What you will do:
Skip the pictures and quote all of the lines exactly.

Records provided:
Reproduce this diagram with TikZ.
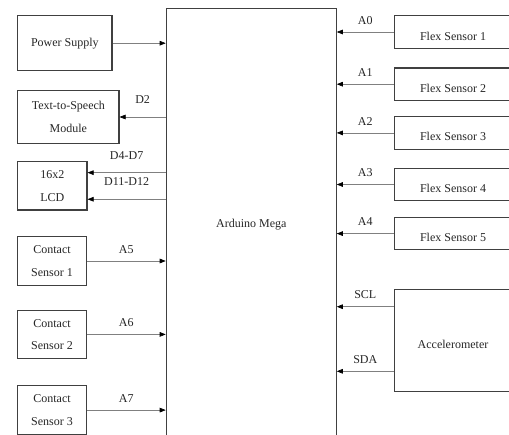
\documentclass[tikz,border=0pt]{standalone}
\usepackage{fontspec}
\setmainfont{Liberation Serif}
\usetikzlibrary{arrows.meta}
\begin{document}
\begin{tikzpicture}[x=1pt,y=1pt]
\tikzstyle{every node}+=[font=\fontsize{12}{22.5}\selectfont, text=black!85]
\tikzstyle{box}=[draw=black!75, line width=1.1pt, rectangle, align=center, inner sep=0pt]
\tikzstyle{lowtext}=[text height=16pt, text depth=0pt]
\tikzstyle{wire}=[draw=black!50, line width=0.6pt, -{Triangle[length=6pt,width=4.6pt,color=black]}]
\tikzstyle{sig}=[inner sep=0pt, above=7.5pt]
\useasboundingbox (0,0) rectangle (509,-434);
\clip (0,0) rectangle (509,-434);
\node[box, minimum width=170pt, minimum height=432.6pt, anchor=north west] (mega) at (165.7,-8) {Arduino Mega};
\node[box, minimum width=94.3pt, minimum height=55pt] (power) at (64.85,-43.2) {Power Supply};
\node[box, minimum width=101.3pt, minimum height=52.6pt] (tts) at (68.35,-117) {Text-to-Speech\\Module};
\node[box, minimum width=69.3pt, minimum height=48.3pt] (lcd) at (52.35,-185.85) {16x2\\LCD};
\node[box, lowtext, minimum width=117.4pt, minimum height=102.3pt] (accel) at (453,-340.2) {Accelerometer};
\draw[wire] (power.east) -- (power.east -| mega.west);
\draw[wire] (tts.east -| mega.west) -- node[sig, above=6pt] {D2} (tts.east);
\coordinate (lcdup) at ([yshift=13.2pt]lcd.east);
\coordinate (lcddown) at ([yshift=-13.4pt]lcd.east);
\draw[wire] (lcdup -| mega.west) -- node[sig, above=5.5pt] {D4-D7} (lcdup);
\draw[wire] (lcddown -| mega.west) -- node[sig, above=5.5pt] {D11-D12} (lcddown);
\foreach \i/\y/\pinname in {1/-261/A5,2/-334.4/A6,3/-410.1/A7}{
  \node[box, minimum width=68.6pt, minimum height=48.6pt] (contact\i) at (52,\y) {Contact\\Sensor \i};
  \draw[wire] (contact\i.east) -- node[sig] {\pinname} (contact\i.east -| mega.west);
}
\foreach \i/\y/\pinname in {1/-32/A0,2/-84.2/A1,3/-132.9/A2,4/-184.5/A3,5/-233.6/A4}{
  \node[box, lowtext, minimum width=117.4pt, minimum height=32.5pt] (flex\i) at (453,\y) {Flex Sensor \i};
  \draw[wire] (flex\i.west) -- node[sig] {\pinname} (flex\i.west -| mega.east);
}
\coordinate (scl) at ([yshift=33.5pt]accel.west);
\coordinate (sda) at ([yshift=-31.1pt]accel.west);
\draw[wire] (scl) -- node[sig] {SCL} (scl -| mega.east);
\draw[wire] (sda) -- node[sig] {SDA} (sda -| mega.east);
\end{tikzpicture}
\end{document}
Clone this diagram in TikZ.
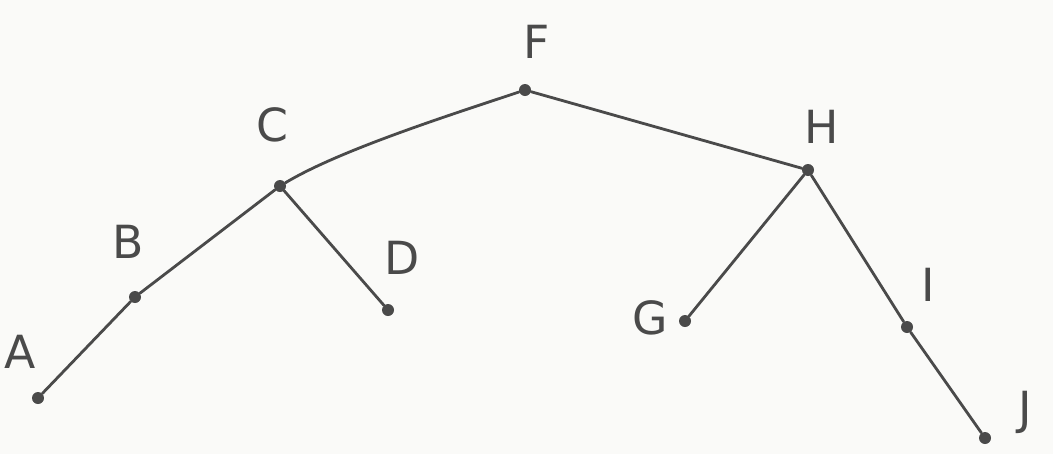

Written response:
Reproduce this diagram with TikZ.
\documentclass[tikz,border=0pt]{standalone}
\usepackage{fontspec}
\setmainfont{Liberation Serif}
\usetikzlibrary{arrows.meta}
\begin{document}
\begin{tikzpicture}[x=1pt,y=1pt]
\tikzstyle{every node}+=[font=\fontsize{12}{22.5}\selectfont, text=black!85]
\tikzstyle{box}=[draw=black!75, line width=1.1pt, rectangle, align=center, inner sep=0pt]
\tikzstyle{lowtext}=[text height=16pt, text depth=0pt]
\tikzstyle{wire}=[draw=black!50, line width=0.6pt, -{Triangle[length=6pt,width=4.6pt,color=black]}]
\tikzstyle{sig}=[inner sep=0pt, above=7.5pt]
\useasboundingbox (0,0) rectangle (509,-434);
\clip (0,0) rectangle (509,-434);
\node[box, minimum width=170pt, minimum height=432.6pt, anchor=north west] (mega) at (165.7,-8) {Arduino Mega};
\node[box, minimum width=94.3pt, minimum height=55pt] (power) at (64.85,-43.2) {Power Supply};
\node[box, minimum width=101.3pt, minimum height=52.6pt] (tts) at (68.35,-117) {Text-to-Speech\\Module};
\node[box, minimum width=69.3pt, minimum height=48.3pt] (lcd) at (52.35,-185.85) {16x2\\LCD};
\node[box, lowtext, minimum width=117.4pt, minimum height=102.3pt] (accel) at (453,-340.2) {Accelerometer};
\draw[wire] (power.east) -- (power.east -| mega.west);
\draw[wire] (tts.east -| mega.west) -- node[sig, above=6pt] {D2} (tts.east);
\coordinate (lcdup) at ([yshift=13.2pt]lcd.east);
\coordinate (lcddown) at ([yshift=-13.4pt]lcd.east);
\draw[wire] (lcdup -| mega.west) -- node[sig, above=5.5pt] {D4-D7} (lcdup);
\draw[wire] (lcddown -| mega.west) -- node[sig, above=5.5pt] {D11-D12} (lcddown);
\foreach \i/\y/\pinname in {1/-261/A5,2/-334.4/A6,3/-410.1/A7}{
  \node[box, minimum width=68.6pt, minimum height=48.6pt] (contact\i) at (52,\y) {Contact\\Sensor \i};
  \draw[wire] (contact\i.east) -- node[sig] {\pinname} (contact\i.east -| mega.west);
}
\foreach \i/\y/\pinname in {1/-32/A0,2/-84.2/A1,3/-132.9/A2,4/-184.5/A3,5/-233.6/A4}{
  \node[box, lowtext, minimum width=117.4pt, minimum height=32.5pt] (flex\i) at (453,\y) {Flex Sensor \i};
  \draw[wire] (flex\i.west) -- node[sig] {\pinname} (flex\i.west -| mega.east);
}
\coordinate (scl) at ([yshift=33.5pt]accel.west);
\coordinate (sda) at ([yshift=-31.1pt]accel.west);
\draw[wire] (scl) -- node[sig] {SCL} (scl -| mega.east);
\draw[wire] (sda) -- node[sig] {SDA} (sda -| mega.east);
\end{tikzpicture}
\end{document}
Clone this diagram in TikZ.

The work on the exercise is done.